Output each line exactly as it appears, skipping any embedded picture.

Data section
>> START

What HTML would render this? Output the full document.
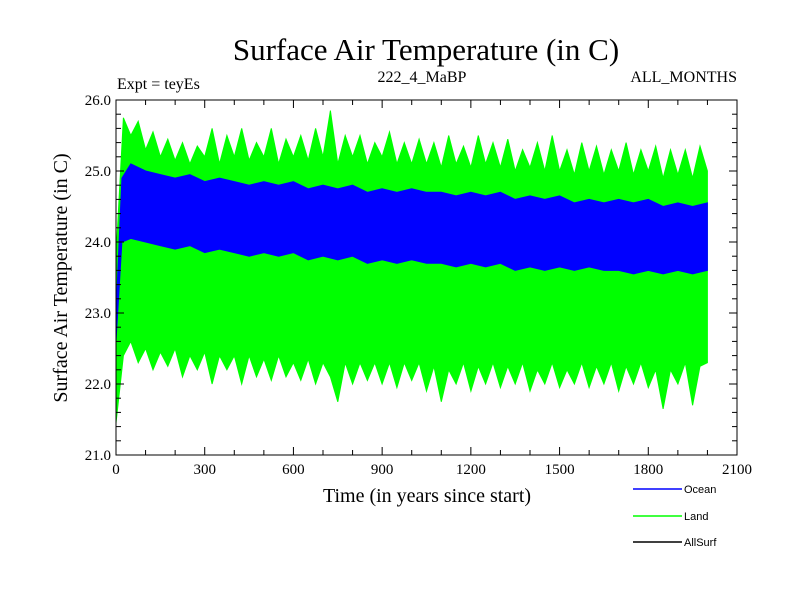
<!DOCTYPE html>
<html><head><meta charset="utf-8"><style>
body{margin:0;background:#fff}
svg text{font-family:"Liberation Serif",serif;fill:#000}
</style></head><body>
<svg id="chart" width="800" height="600" xmlns="http://www.w3.org/2000/svg">
<rect width="800" height="600" fill="#fff"/>
<text x="426" y="60" font-size="31" text-anchor="middle">Surface Air Temperature (in C)</text>
<text x="117" y="89" font-size="16">Expt = teyEs</text>
<text x="422" y="82" font-size="16" text-anchor="middle">222_4_MaBP</text>
<text x="737" y="82" font-size="16" text-anchor="end">ALL_MONTHS</text>
<text transform="translate(67,278) rotate(-90)" font-size="20" text-anchor="middle">Surface Air Temperature (in C)</text>
<text x="427" y="502" font-size="20" text-anchor="middle">Time (in years since start)</text>
<g id="plot"></g>
<g id="axes"></g>
<g font-family="Liberation Sans,sans-serif">
<line x1="633" y1="489" x2="682" y2="489" stroke="#0000ff" stroke-width="1.5"/>
<text x="684" y="493" font-size="11" style="font-family:'Liberation Sans',sans-serif">Ocean</text>
<line x1="633" y1="516" x2="682" y2="516" stroke="#00ff00" stroke-width="1.5"/>
<text x="684" y="520" font-size="11" style="font-family:'Liberation Sans',sans-serif">Land</text>
<line x1="633" y1="542" x2="682" y2="542" stroke="#000" stroke-width="1.5"/>
<text x="684" y="546" font-size="11" style="font-family:'Liberation Sans',sans-serif">AllSurf</text>
</g>
</svg>
<script>
const xTicks=[0,300,600,900,1200,1500,1800,2100];
const yTicks=["21.0","22.0","23.0","24.0","25.0","26.0"];
const landUpper=[23.8,25.75,25.5,25.7,25.3,25.55,25.2,25.45,25.15,25.4,25.1,25.35,25.2,25.6,25.1,25.5,25.2,25.6,25.15,25.4,25.2,25.6,25.1,25.45,25.2,25.5,25.15,25.6,25.2,25.85,25.1,25.5,25.2,25.5,25.1,25.4,25.2,25.55,25.1,25.4,25.1,25.45,25.1,25.4,25.05,25.5,25.1,25.35,25.05,25.5,25.1,25.4,25.05,25.45,25.0,25.3,25.05,25.4,25.0,25.5,25.0,25.3,24.95,25.4,25.0,25.35,24.95,25.3,25.0,25.4,24.95,25.3,25.0,25.35,24.9,25.3,24.95,25.3,24.9,25.35,25.0];
const landLower=[21.45,22.4,22.6,22.3,22.5,22.2,22.45,22.25,22.5,22.1,22.4,22.2,22.45,22.0,22.4,22.2,22.4,22.0,22.4,22.1,22.35,22.05,22.4,22.1,22.3,22.05,22.35,22.0,22.3,22.1,21.75,22.3,22.0,22.3,22.05,22.3,22.0,22.3,21.95,22.3,22.05,22.3,21.9,22.25,21.75,22.2,22.0,22.3,21.9,22.25,22.0,22.3,21.95,22.25,22.0,22.3,21.9,22.2,22.0,22.3,21.95,22.2,22.0,22.3,21.95,22.25,22.0,22.3,21.9,22.25,22.0,22.3,21.95,22.2,21.65,22.2,22.0,22.3,21.7,22.25,22.3];
const oceanYears=[0,20,50,100,150,200,250,300,350,400,450,500,550,600,650,700,750,800,850,900,950,1000,1050,1100,1150,1200,1250,1300,1350,1400,1450,1500,1550,1600,1650,1700,1750,1800,1850,1900,1950,2000];
const oceanUpper=[23.0,24.9,25.1,25.0,24.95,24.9,24.95,24.85,24.9,24.85,24.8,24.85,24.8,24.85,24.75,24.8,24.75,24.8,24.7,24.75,24.7,24.75,24.7,24.7,24.65,24.7,24.65,24.7,24.6,24.65,24.6,24.65,24.55,24.6,24.55,24.6,24.55,24.6,24.5,24.55,24.5,24.55];
const oceanLower=[22.6,24.0,24.05,24.0,23.95,23.9,23.95,23.85,23.9,23.85,23.8,23.85,23.8,23.85,23.75,23.8,23.75,23.8,23.7,23.75,23.7,23.75,23.7,23.7,23.65,23.7,23.65,23.7,23.6,23.65,23.6,23.65,23.6,23.65,23.6,23.6,23.55,23.6,23.55,23.6,23.55,23.6];
const X0=116,X1=737,Y0=455,Y1=100;
const xs=v=>X0+(v/2100)*(X1-X0);
const ys=v=>Y0-(v-21)/5*(Y0-Y1);
const NS="http://www.w3.org/2000/svg";
const plot=document.getElementById('plot'),axes=document.getElementById('axes');
function band(yrs,up,lo,color,name){
  let pts=[];
  for(let i=0;i<up.length;i++)pts.push(xs(yrs[i]).toFixed(1)+","+ys(up[i]).toFixed(1));
  for(let i=lo.length-1;i>=0;i--)pts.push(xs(yrs[i]).toFixed(1)+","+ys(lo[i]).toFixed(1));
  const p=document.createElementNS(NS,'polygon');
  p.setAttribute('points',pts.join(' '));
  p.setAttribute('fill',color);p.setAttribute('stroke',color);p.setAttribute('stroke-width','1');
  
  
  plot.appendChild(p);
}
const landYears=landUpper.map((_,i)=>i*25);
band(landYears,landUpper,landLower,'#00ff00','land-series');
band(oceanYears,oceanUpper,oceanLower,'#0000ff','ocean-series');
function ln(x1,y1,x2,y2,name){
  const l=document.createElementNS(NS,'line');
  l.setAttribute('x1',x1);l.setAttribute('y1',y1);l.setAttribute('x2',x2);l.setAttribute('y2',y2);
  l.setAttribute('stroke','#000');l.setAttribute('stroke-width','1');
  
  
  axes.appendChild(l);
}
function tx(x,y,s,anchor,name){
  const t=document.createElementNS(NS,'text');
  t.setAttribute('x',x);t.setAttribute('y',y);t.setAttribute('font-size','15');t.setAttribute('text-anchor',anchor);
  t.textContent=s;
  
  
  axes.appendChild(t);
}
const fr=document.createElementNS(NS,'rect');
fr.setAttribute('x',X0);fr.setAttribute('y',Y1);fr.setAttribute('width',X1-X0);fr.setAttribute('height',Y0-Y1);
fr.setAttribute('fill','none');fr.setAttribute('stroke','#000');


axes.appendChild(fr);
for(let v=0;v<=2100;v+=100){
  const x=xs(v),L=(v%300===0)?8:5;
  ln(x,Y0,x,Y0-L,'x-tick');ln(x,Y1,x,Y1+L,'x-tick-top');
}
xTicks.forEach(v=>tx(xs(v),Y0+19,String(v),'middle','x-tick-label'));
for(let i=0;i<=25;i++){
  const v=21+i*0.2,y=ys(v),L=(i%5===0)?8:5;
  ln(X0,y,X0+L,y,'y-tick');ln(X1,y,X1-L,y,'y-tick-right');
}
yTicks.forEach(s=>tx(X0-5,ys(parseFloat(s))+5,s,'end','y-tick-label'));
</script>
</body></html>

>> END

Answer to this task
What HTML would render this? Output the full document.
<!DOCTYPE html>
<html><head><meta charset="utf-8"><style>
body{margin:0;background:#fff}
svg text{font-family:"Liberation Serif",serif;fill:#000}
</style></head><body>
<svg id="chart" width="800" height="600" xmlns="http://www.w3.org/2000/svg">
<rect width="800" height="600" fill="#fff"/>
<text x="426" y="60" font-size="31" text-anchor="middle">Surface Air Temperature (in C)</text>
<text x="117" y="89" font-size="16">Expt = teyEs</text>
<text x="422" y="82" font-size="16" text-anchor="middle">222_4_MaBP</text>
<text x="737" y="82" font-size="16" text-anchor="end">ALL_MONTHS</text>
<text transform="translate(67,278) rotate(-90)" font-size="20" text-anchor="middle">Surface Air Temperature (in C)</text>
<text x="427" y="502" font-size="20" text-anchor="middle">Time (in years since start)</text>
<g id="plot"></g>
<g id="axes"></g>
<g font-family="Liberation Sans,sans-serif">
<line x1="633" y1="489" x2="682" y2="489" stroke="#0000ff" stroke-width="1.5"/>
<text x="684" y="493" font-size="11" style="font-family:'Liberation Sans',sans-serif">Ocean</text>
<line x1="633" y1="516" x2="682" y2="516" stroke="#00ff00" stroke-width="1.5"/>
<text x="684" y="520" font-size="11" style="font-family:'Liberation Sans',sans-serif">Land</text>
<line x1="633" y1="542" x2="682" y2="542" stroke="#000" stroke-width="1.5"/>
<text x="684" y="546" font-size="11" style="font-family:'Liberation Sans',sans-serif">AllSurf</text>
</g>
</svg>
<script>
const xTicks=[0,300,600,900,1200,1500,1800,2100];
const yTicks=["21.0","22.0","23.0","24.0","25.0","26.0"];
const landUpper=[23.8,25.75,25.5,25.7,25.3,25.55,25.2,25.45,25.15,25.4,25.1,25.35,25.2,25.6,25.1,25.5,25.2,25.6,25.15,25.4,25.2,25.6,25.1,25.45,25.2,25.5,25.15,25.6,25.2,25.85,25.1,25.5,25.2,25.5,25.1,25.4,25.2,25.55,25.1,25.4,25.1,25.45,25.1,25.4,25.05,25.5,25.1,25.35,25.05,25.5,25.1,25.4,25.05,25.45,25.0,25.3,25.05,25.4,25.0,25.5,25.0,25.3,24.95,25.4,25.0,25.35,24.95,25.3,25.0,25.4,24.95,25.3,25.0,25.35,24.9,25.3,24.95,25.3,24.9,25.35,25.0];
const landLower=[21.45,22.4,22.6,22.3,22.5,22.2,22.45,22.25,22.5,22.1,22.4,22.2,22.45,22.0,22.4,22.2,22.4,22.0,22.4,22.1,22.35,22.05,22.4,22.1,22.3,22.05,22.35,22.0,22.3,22.1,21.75,22.3,22.0,22.3,22.05,22.3,22.0,22.3,21.95,22.3,22.05,22.3,21.9,22.25,21.75,22.2,22.0,22.3,21.9,22.25,22.0,22.3,21.95,22.25,22.0,22.3,21.9,22.2,22.0,22.3,21.95,22.2,22.0,22.3,21.95,22.25,22.0,22.3,21.9,22.25,22.0,22.3,21.95,22.2,21.65,22.2,22.0,22.3,21.7,22.25,22.3];
const oceanYears=[0,20,50,100,150,200,250,300,350,400,450,500,550,600,650,700,750,800,850,900,950,1000,1050,1100,1150,1200,1250,1300,1350,1400,1450,1500,1550,1600,1650,1700,1750,1800,1850,1900,1950,2000];
const oceanUpper=[23.0,24.9,25.1,25.0,24.95,24.9,24.95,24.85,24.9,24.85,24.8,24.85,24.8,24.85,24.75,24.8,24.75,24.8,24.7,24.75,24.7,24.75,24.7,24.7,24.65,24.7,24.65,24.7,24.6,24.65,24.6,24.65,24.55,24.6,24.55,24.6,24.55,24.6,24.5,24.55,24.5,24.55];
const oceanLower=[22.6,24.0,24.05,24.0,23.95,23.9,23.95,23.85,23.9,23.85,23.8,23.85,23.8,23.85,23.75,23.8,23.75,23.8,23.7,23.75,23.7,23.75,23.7,23.7,23.65,23.7,23.65,23.7,23.6,23.65,23.6,23.65,23.6,23.65,23.6,23.6,23.55,23.6,23.55,23.6,23.55,23.6];
const X0=116,X1=737,Y0=455,Y1=100;
const xs=v=>X0+(v/2100)*(X1-X0);
const ys=v=>Y0-(v-21)/5*(Y0-Y1);
const NS="http://www.w3.org/2000/svg";
const plot=document.getElementById('plot'),axes=document.getElementById('axes');
function band(yrs,up,lo,color,name){
  let pts=[];
  for(let i=0;i<up.length;i++)pts.push(xs(yrs[i]).toFixed(1)+","+ys(up[i]).toFixed(1));
  for(let i=lo.length-1;i>=0;i--)pts.push(xs(yrs[i]).toFixed(1)+","+ys(lo[i]).toFixed(1));
  const p=document.createElementNS(NS,'polygon');
  p.setAttribute('points',pts.join(' '));
  p.setAttribute('fill',color);p.setAttribute('stroke',color);p.setAttribute('stroke-width','1');
  
  
  plot.appendChild(p);
}
const landYears=landUpper.map((_,i)=>i*25);
band(landYears,landUpper,landLower,'#00ff00','land-series');
band(oceanYears,oceanUpper,oceanLower,'#0000ff','ocean-series');
function ln(x1,y1,x2,y2,name){
  const l=document.createElementNS(NS,'line');
  l.setAttribute('x1',x1);l.setAttribute('y1',y1);l.setAttribute('x2',x2);l.setAttribute('y2',y2);
  l.setAttribute('stroke','#000');l.setAttribute('stroke-width','1');
  
  
  axes.appendChild(l);
}
function tx(x,y,s,anchor,name){
  const t=document.createElementNS(NS,'text');
  t.setAttribute('x',x);t.setAttribute('y',y);t.setAttribute('font-size','15');t.setAttribute('text-anchor',anchor);
  t.textContent=s;
  
  
  axes.appendChild(t);
}
const fr=document.createElementNS(NS,'rect');
fr.setAttribute('x',X0);fr.setAttribute('y',Y1);fr.setAttribute('width',X1-X0);fr.setAttribute('height',Y0-Y1);
fr.setAttribute('fill','none');fr.setAttribute('stroke','#000');


axes.appendChild(fr);
for(let v=0;v<=2100;v+=100){
  const x=xs(v),L=(v%300===0)?8:5;
  ln(x,Y0,x,Y0-L,'x-tick');ln(x,Y1,x,Y1+L,'x-tick-top');
}
xTicks.forEach(v=>tx(xs(v),Y0+19,String(v),'middle','x-tick-label'));
for(let i=0;i<=25;i++){
  const v=21+i*0.2,y=ys(v),L=(i%5===0)?8:5;
  ln(X0,y,X0+L,y,'y-tick');ln(X1,y,X1-L,y,'y-tick-right');
}
yTicks.forEach(s=>tx(X0-5,ys(parseFloat(s))+5,s,'end','y-tick-label'));
</script>
</body></html>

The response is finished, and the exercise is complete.